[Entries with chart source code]
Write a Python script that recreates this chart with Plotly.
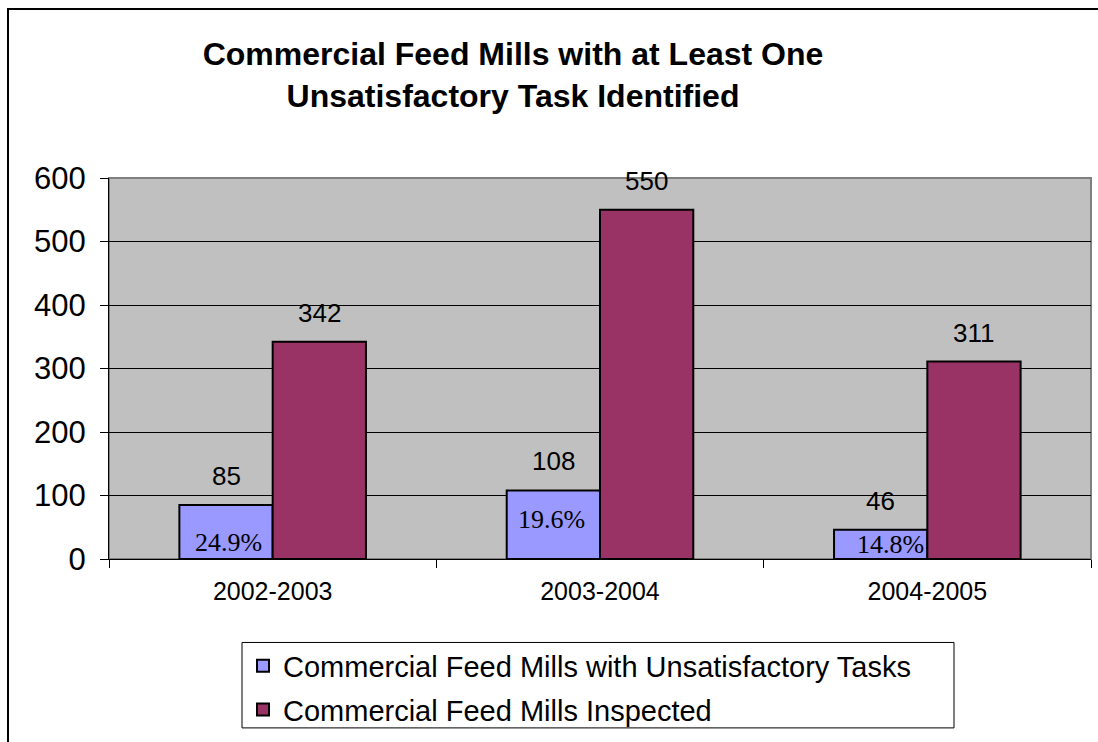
import plotly.graph_objects as go

# Inspection seasons and counts
seasons = ["2002-2003", "2003-2004", "2004-2005"]
unsatisfactory = [85, 108, 46]
inspected = [342, 550, 311]
series_names = ["Commercial Feed Mills with Unsatisfactory Tasks",
                "Commercial Feed Mills Inspected"]
y_ticks = [0, 100, 200, 300, 400, 500, 600]

# Share of inspected mills with an unsatisfactory task
pct_labels = [f"{u / i * 100:.1f}%" for u, i in zip(unsatisfactory, inspected)]

SANS = "Arial, Liberation Sans, sans-serif"
SERIF = "Times New Roman, Liberation Serif, serif"
BLUE = "#9999FF"
PLUM = "#993366"

W, H = 1098, 742
PLOT_L, PLOT_R = 109, 1091
PLOT_T, PLOT_B = 178, 566
plot_w = PLOT_R - PLOT_L
plot_h = PLOT_B - PLOT_T

bargap = 0.43
bar_w_px = plot_w / len(seasons) * (1 - bargap) / 2
offset_px = bar_w_px / 2

fig = go.Figure()
fig.add_trace(go.Bar(
    x=seasons, y=unsatisfactory, name=series_names[0], legendgroup="a",
    marker=dict(color=BLUE, line=dict(color="black", width=2)),
))
fig.add_trace(go.Bar(
    x=seasons, y=inspected, name=series_names[1], legendgroup="b",
    marker=dict(color=PLUM, line=dict(color="black", width=2)),
))

annotations = []
# value labels above each bar
for s, u, v in zip(seasons, unsatisfactory, inspected):
    annotations.append(dict(x=s, y=u, xref="x", yref="y", text=str(u),
                            showarrow=False, yanchor="bottom", yshift=12,
                            xshift=-offset_px,
                            font=dict(family=SANS, size=26, color="black")))
    annotations.append(dict(x=s, y=v, xref="x", yref="y", text=str(v),
                            showarrow=False, yanchor="bottom", yshift=12,
                            xshift=offset_px,
                            font=dict(family=SANS, size=26, color="black")))

# percentage notes inside the small bars
pct_y = [26, 63, 23]
pct_dx = [2, -2, 10]
for s, txt, py, dx in zip(seasons, pct_labels, pct_y, pct_dx):
    annotations.append(dict(x=s, y=py, xref="x", yref="y", text=txt,
                            showarrow=False, yanchor="middle",
                            xshift=-offset_px + dx,
                            font=dict(family=SERIF, size=26, color="black")))

def px_x(p):
    return (p - PLOT_L) / plot_w

def px_y(p):
    return (PLOT_B - p) / plot_h

shapes = [
    # outer chart frame (right and bottom sides run off the page)
    dict(type="rect", xref="paper", yref="paper",
         x0=px_x(8), x1=px_x(1300), y0=px_y(900), y1=px_y(6),
         line=dict(color="black", width=2), fillcolor="rgba(0,0,0,0)",
         layer="above"),
    # plot area border
    dict(type="rect", xref="paper", yref="paper", x0=0, x1=1, y0=0, y1=1,
         line=dict(color="#808080", width=2), fillcolor="rgba(0,0,0,0)",
         layer="below"),
    # legend frame
    dict(type="rect", xref="paper", yref="paper",
         x0=px_x(242), x1=px_x(954), y0=px_y(738), y1=px_y(651),
         line=dict(color="black", width=1), fillcolor="white",
         layer="below"),
]

fig.update_layout(
    width=W, height=H,
    margin=dict(l=PLOT_L, r=W - PLOT_R, t=PLOT_T, b=H - PLOT_B, pad=0),
    paper_bgcolor="white",
    plot_bgcolor="#C0C0C0",
    barmode="group",
    bargap=bargap,
    bargroupgap=0,
    title=dict(
        text="Commercial Feed Mills with at Least One<br>Unsatisfactory Task Identified",
        x=513 / W, xanchor="center", xref="container",
        y=1 - 65 / H, yanchor="middle", yref="container",
        font=dict(family=SANS, size=32, color="black", weight="bold"),
    ),
    xaxis=dict(
        type="category",
        showgrid=False,
        showline=True, linecolor="black", linewidth=1,
        ticks="outside", tickson="boundaries", ticklen=8,
        tickcolor="black", tickwidth=1,
        tickfont=dict(family=SANS, size=25, color="black"),
        ticklabelstandoff=10,
    ),
    yaxis=dict(
        range=[0, 600],
        tickvals=y_ticks,
        showgrid=True, gridcolor="black", gridwidth=1,
        zeroline=False,
        showline=True, linecolor="black", linewidth=1,
        ticks="outside", ticklen=8, tickcolor="black", tickwidth=1,
        tickfont=dict(family=SANS, size=31, color="black"),
        ticklabelstandoff=8,
    ),
    legend=dict(
        x=px_x(243), xanchor="left",
        y=px_y(649), yanchor="top",
        bgcolor="rgba(0,0,0,0)", borderwidth=0,
        font=dict(family=SANS, size=29, color="black"),
        traceorder="grouped",
        tracegroupgap=3,
    ),
    showlegend=True,
    annotations=annotations,
    shapes=shapes,
)

fig.write_html("out.html")
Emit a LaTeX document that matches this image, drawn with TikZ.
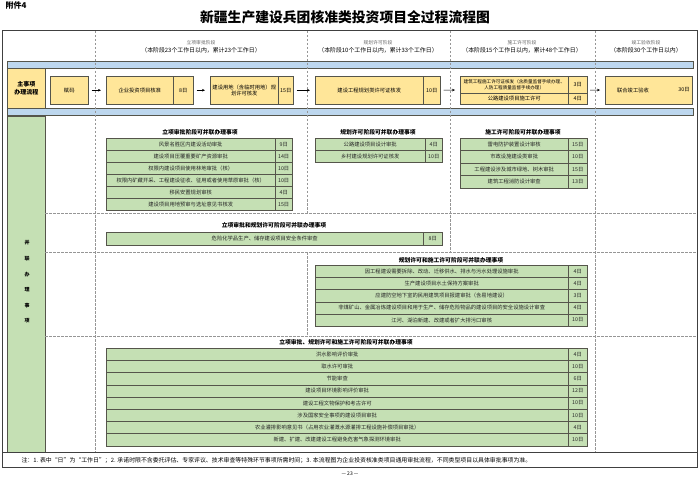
\documentclass[tikz,border=0pt]{standalone}
\usepackage{fontspec}
\setmainfont{Noto Sans CJK SC}
\usetikzlibrary{arrows.meta}
\definecolor{ylw}{RGB}{255,230,153}
\definecolor{grn}{RGB}{197,224,180}
\definecolor{blu}{RGB}{189,215,238}
\definecolor{bdr}{RGB}{85,85,75}
\definecolor{dsh}{RGB}{150,150,150}
\newcommand\gtable[7]{%
 \foreach \txt/\dy [count=\i from 0] in {#7}{%
   \node[gcell, minimum width={#3-#2}, minimum height=#6] (#1\i) at (#2,{#5+#6*\i}) {\txt};
   \node[gcell, minimum width={#4-#3}, minimum height=#6] (#1d\i) at (#3,{#5+#6*\i}) {\dy};
 }}
\begin{document}
\begin{tikzpicture}[x=1pt,y=-1pt,
  font=\fontsize{5.3}{6.3}\selectfont,
  ybox/.style={draw=bdr, fill=ylw, line width=0.5pt, inner sep=0pt, anchor=north west, align=center},
  gcell/.style={draw=bdr, fill=grn, line width=0.4pt, inner sep=0pt, anchor=north west, text=black!85},
  bbar/.style={draw=bdr, fill=blu, line width=0.4pt},
  sep/.style={draw=dsh, dash pattern=on 2.5pt off 1.5pt, line width=0.4pt},
  flow/.style={-{Stealth[length=3pt,width=2.6pt]}, line width=0.5pt, black, shorten <=3pt, shorten >=5pt},
  sechead/.style={font=\fontsize{5.8}{7}\selectfont\bfseries},
  phase/.style={align=center, font=\fontsize{5.9}{8}\selectfont}
]
\useasboundingbox (0,0) rectangle (700,478);
\fill[white] (0,0) rectangle (700,478);

% title
\node[anchor=west, font=\fontsize{8}{9}\selectfont\bfseries] (fj) at (2,5) {附件4};
\node[font=\fontsize{13.8}{16}\selectfont\bfseries] (title) at (345,17) {新疆生产建设兵团核准类投资项目全过程流程图};

% bars and columns
\draw[bbar] (7,61) rectangle (693,68);
\draw[bbar] (7,108) rectangle (693,115);
\node[ybox, minimum width=38, minimum height=40, font=\fontsize{6}{8}\selectfont\bfseries] (lab) at (7,68) {主事项\\办理流程};
\draw[draw=bdr, fill=grn, line width=0.5pt] (7,116) rectangle (45,452);
\node[font=\fontsize{5}{15.6}\selectfont\bfseries, align=center] (bl) at (27,282) {并\\联\\办\\理\\事\\项};

% dashed separators
\draw[sep] (95,31) -- (95,452);
\draw[sep] (307,31) -- (307,213);
\draw[sep] (307,252) -- (307,336);
\draw[sep] (450,31) -- (450,252);
\draw[sep] (595,31) -- (595,452);
\draw[sep] (45,213) -- (697,213);
\draw[sep] (45,252) -- (697,252);
\draw[sep] (45,336) -- (697,336);

% frame
\draw[line width=1pt, black!75] (2,31) rectangle (697,467);
\draw[line width=0.6pt, black!75] (2,452) -- (697,452);

% phase headers
\node[phase] (p1) at (201,47) {{\fontsize{4.8}{8}\selectfont\color{black!60}立项审批阶段}\\（本阶段23个工作日以内，累计23个工作日）};
\node[phase] (p2) at (378,47) {{\fontsize{4.8}{8}\selectfont\color{black!60}规划许可阶段}\\（本阶段10个工作日以内，累计33个工作日）};
\node[phase] (p3) at (522,47) {{\fontsize{4.8}{8}\selectfont\color{black!60}施工许可阶段}\\（本阶段15个工作日以内，累计48个工作日）};
\node[phase] (p4) at (646,47) {{\fontsize{4.8}{8}\selectfont\color{black!60}竣工验收阶段}\\（本阶段30个工作日以内）};

% main flow
\node[ybox, minimum width=38, minimum height=28] (m0) at (50,76) {赋码};
\node[ybox, minimum width=67, minimum height=28] (m1) at (106,76) {企业投资项目核准};
\node[ybox, minimum width=20, minimum height=28] (m1d) at (173,76) {8日};
\node[ybox, minimum width=68, minimum height=28] (m2) at (210,76) {建设用地（含临时用地）规\\划许可核发};
\node[ybox, minimum width=15, minimum height=28] (m2d) at (278,76) {15日};
\node[ybox, minimum width=108, minimum height=28] (m3) at (315,76) {建设工程规划类许可证核发};
\node[ybox, minimum width=17, minimum height=28] (m3d) at (423,76) {10日};
\node[ybox, minimum width=108, minimum height=17, font=\fontsize{4.6}{5.6}\selectfont] (m4a) at (460,76) {建筑工程施工许可证核发（含质量监督手续办理、\\人防工程质量监督手续办理）};
\node[ybox, minimum width=19, minimum height=17] (m4ad) at (568,76) {3日};
\node[ybox, minimum width=108, minimum height=11] (m4b) at (460,93) {公路建设项目施工许可};
\node[ybox, minimum width=19, minimum height=11] (m4bd) at (568,93) {4日};
\node[ybox, minimum width=87, minimum height=28] (m5) at (605,76) {};
\node (m5t) at (633,90) {联合竣工验收};
\node (m5d) at (684,90) {30日};
\coordinate (m4w) at (460,90);
\coordinate (m4e) at (587,90);
\draw[flow] (m0) -- (m1);
\draw[flow] (m1d) -- (m2);
\draw[flow] (m2d) -- (m3);
\draw[flow] (m3d) -- (m4w);
\draw[flow] (m4e) -- (m5);

% section A
\node[sechead] (ha) at (200,132) {立项审批阶段可并联办理事项};
\gtable{a}{106}{275}{292}{138}{12}{风景名胜区内建设活动审批/9日, 建设项目压覆重要矿产资源审批/14日, 权限内建设项目使用林地审批（核）/10日, 权限内矿藏开采、工程建设征收、征用或者使用草原审批（核）/10日, 移民安置规划审核/4日, 建设项目用地预审与选址意见书核发/15日}
\node[sechead] (hb) at (378,132) {规划许可阶段可并联办理事项};
\gtable{b}{315}{425}{442}{138}{12}{公路建设项目设计审批/4日, 乡村建设规划许可证核发/10日}
\node[sechead] (hc) at (523,132) {施工许可阶段可并联办理事项};
\gtable{c}{460}{568}{587}{138}{12.5}{雷电防护装置设计审核/15日, 市政设施建设类审批/10日, 工程建设涉及城市绿地、树木审批/15日, 建筑工程消防设计审查/13日}

% section B
\node[sechead] (he) at (274,225) {立项审批和规划许可阶段可并联办理事项};
\gtable{e}{106}{423}{442}{232}{13}{危险化学品生产、储存建设项目安全条件审查/8日}

% section C
\node[sechead] (hf) at (451,260) {规划许可和施工许可阶段可并联办理事项};
\gtable{f}{315}{568}{587}{265}{12.2}{因工程建设需要拆除、改动、迁移供水、排水与污水处理设施审批/4日, 生产建设项目水土保持方案审批/4日, 应建防空地下室的民用建筑项目报建审批（含易地建设）/3日, 非煤矿山、金属冶炼建设项目和用于生产、储存危险物品的建设项目的安全设施设计审查/4日, 江河、湖泊新建、改建或者扩大排污口审核/10日}

% section D
\node[sechead] (hg) at (346,342) {立项审批、规划许可和施工许可阶段可并联办理事项};
\gtable{g}{106}{568}{587}{348}{12.2}{洪水影响评价审批/4日, 取水许可审批/10日, 节能审查/6日, 建设项目环境影响评价审批/12日, 建设工程文物保护和考古许可/10日, 涉及国家安全事项的建设项目审批/10日, 农业灌排影响意见书（占用农业灌溉水源灌排工程设施补偿项目审批）/4日, 新建、扩建、改建建设工程避免危害气象探测环境审批/10日}

% note
\node[anchor=west, font=\fontsize{5.9}{7}\selectfont] (note) at (18,460) {注：1. 表中“日”为“工作日”；2. 承诺时限不含委托评估、专家评议、技术审查等特殊环节事项所需时间；3. 本流程图为企业投资核准类项目通用审批流程，不同类型项目以具体审批事项为准。};
\node[font=\fontsize{5}{6}\selectfont] (pg) at (350,474) {— 23 —};
\end{tikzpicture}
\end{document}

- [The task]:
Pictures excluded, repeat the records exactly from their opening line through the line containing "import plotly.graph_objects as go".

- [Response]:
Write a Python script that recreates this chart with Plotly.
import plotly.graph_objects as go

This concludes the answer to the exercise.